極論してしまうと王道の幼馴染ストーリーなんですが、その一言で片づけるにはあまりにもったいない。
ずっと想いを秘めていた主人公美乃梨、幼馴染のもてる系男子壮空くんの気を引くために他の男と付き合ったりしますが、そんなのが長続きするはずがありません。
常に胸に苦しい恋心を抱えて、その苦しさを誰にも吐き出せずに壮空くんと微妙な距離感の付き合いを続けていきますが、委員会で一緒になった男子の登場で美乃梨だけでなく少しずつ壮空の心境の風向きも変わってきます。
そして驚愕の展開が……。えー、まじでーと言わずには最終話にたどり着けません。そして最終話でも……。
美乃梨の心情の描写があまりにリアルで、ドロドロ系の場面でもみずみずしいと言えば良いのか、爽やかさを感じる文体は筆者さんの個性なんでしょうね。
近年の幼馴染系のお話の中では断然おススメです。
高校二年生の早河美乃梨の想い人は、幼馴染の真中壮空。だけど壮空は美乃梨のことを恋愛対象として見ていないのか、彼女を作って仲良くやっている様子。美乃梨もそんな壮空への想いを断ち切るように、別の男子と付き合っている。
もっとも二人とも、長続きしないのですけどね。でも別れてもすぐに別の人と付き合って、そんな熱の無い付き合いを続けていく二人。
しかしふとしたことから美乃梨が、同じクラスの佐和柊二と一緒に文化祭実行委員になったことで、状況は変わっていく。美乃梨の壮空に対する気持ちに気付いた佐和が、美乃梨のサポートをし始めるのだけど……
本作の見所の一つが、美乃梨の背中を押してくれる佐和のズレ具合です。恋愛初心者の彼は、スマホアプリを使ってどんな時にどうすればいいか勉強するのですが、今一つ的外れ。だけどそんな必死な佐和の姿を見て、美乃梨は元気をもらっていって。

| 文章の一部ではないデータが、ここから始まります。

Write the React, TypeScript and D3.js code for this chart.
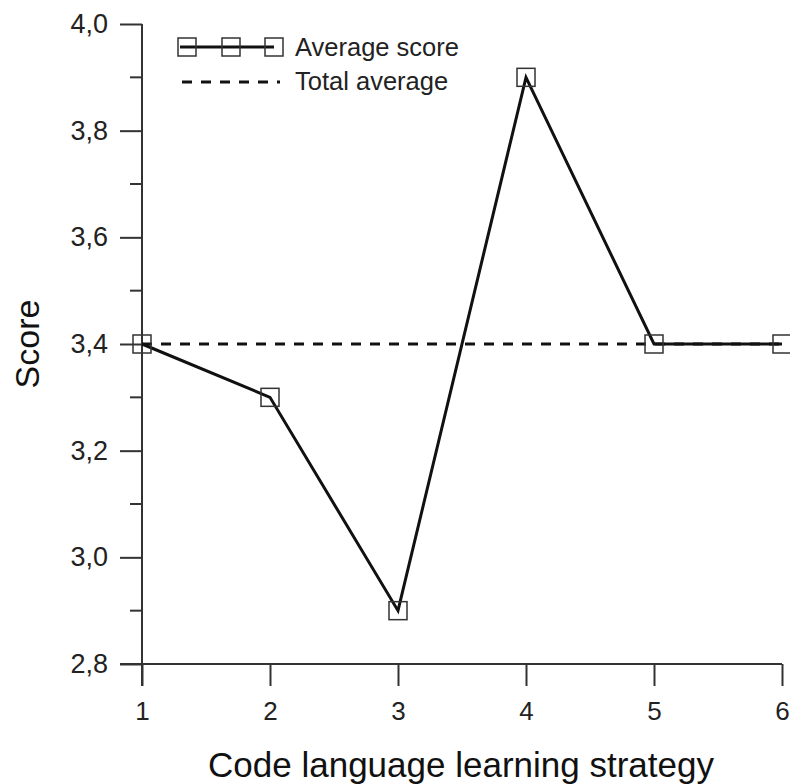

一方美乃梨の想い人壮空も、少しずつ変わっていく美乃梨の様子を見ながら何だかモヤモヤ。これはひょっとして脈あり?でも何だか、佐和とも距離が縮まってきて……
美乃梨と壮空と佐和の三人がとても可愛い。恋をするのも悩むのも、青春時代の特権です。本気の恋をしていく彼女達を見ていると、ドキドキが止まりません。
美乃梨の恋の相手は幼馴染の壮空。だけどその想いは届かなくて、今も失恋の痛みを胸に抱いている。
他の男と付き合いながらも心の中には常に壮空がいる美乃梨。なんとかその想いが実ってほしい。届かない気持ちに非常にヤキモキさせられるのですが、本作はそれだけでは終わりません。もう一人出てくるのですよ。ヒーローが。
一緒に文化祭の実行委員をやることになった佐和。大人しくて天然で、壮空とは全然違うタイプ。はじめは当て馬か、恋の相談役ポジションになるのかと思いきや、壮空とはまた違った魅力で読む者の心を掴みます。
壮空と佐和、そしてその間で揺れ動く美乃梨。それぞれの想いの行方は如何に?